[mythtv-users] remaining disk space / delete slowly

Simon Hobson linux at thehobsons.co.uk
Wed Jul 13 21:48:27 UTC 2016


Stephen Worthington <stephen_agent at jsw.gen.nz> wrote:

>> I think the bit about running out of memory (really it means the write cache has used all currently free memory) and corrupting things is bogus - the system will effectively pause at the that point with processes blocked in "wait for I/O" (wio) state until the disk subsystem catches up with the writes.
> 
> The problem is not bogus.  It is very real, and creates unwatchably
> damaged recordings.  The way it happens is that if the output to disk
> is blocked, while the input from the tuners continues (as it will),
> then the memory queue of data waiting to be written to the recording
> file will overflow.  The normal result is that data being written to
> the memory queue from the tuner gets lost - causing errors in the
> recording.

My fault for not being a bit more careful with terminology - I was referring to the suggestion that the filesystem could get corrupted if the system ran out of ram for the changes.
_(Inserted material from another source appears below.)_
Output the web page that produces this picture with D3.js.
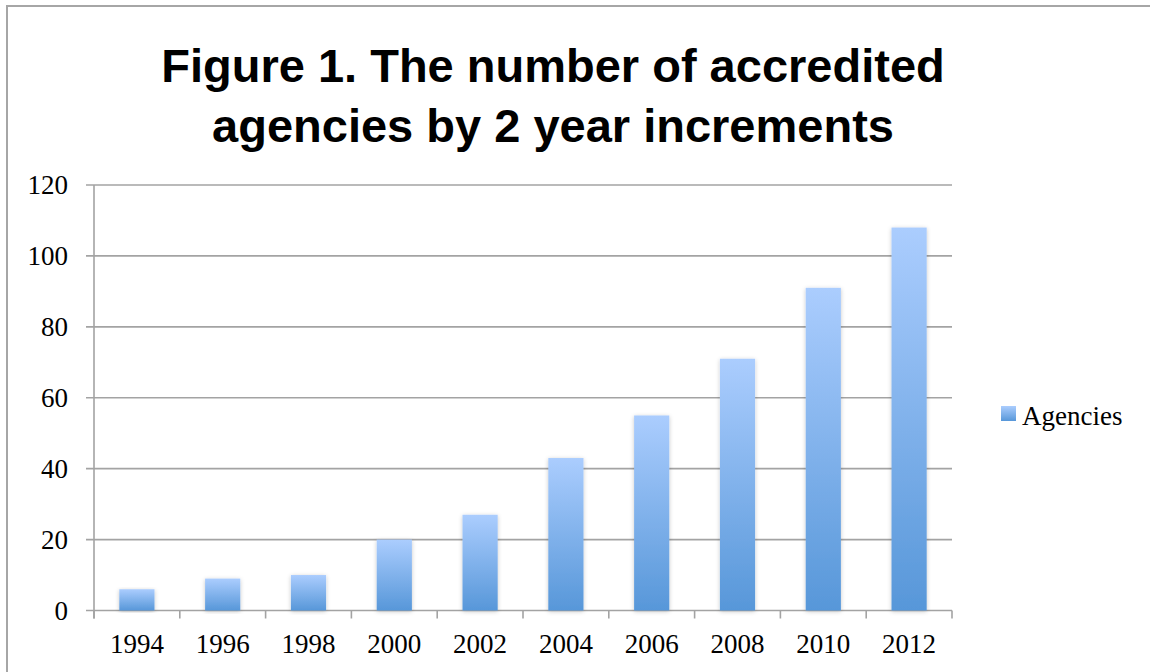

Rather than corrupting the filesystem, the process will block until some of the data has been written out and freed up some space in the cache.

As you say, it WILL cause gaps in recordings when the system blocks waiting for I/O to complete - and the recording buffer overflows.

> As well as with deleting large files on ext3, I have seen this happen ...

Indeed, it's not too hard to cause such problems.

In a previous job we had a SCO Openserver system - fixed disk cache limited to 460,000k. One table in our dataset would reach 1G by the end of the year. The reporting tool had a habit of suddenly deciding to not use indexes with a seemingly insignificant change to a report - doing a full non-index join&select with this 1G table and several others. 
Result - disk cache flushed, disk request queue "well loaded", system at 99% or 100% wio, ... and the phones ringing with user for whom the system was effectively frozen. It could only be run at weekends and could take 40 hours !
At some point, I re-wrote the report in Informix taking care to use indexes well - and got it down to 90s runtime, while the system was in use, and without causing user complaints.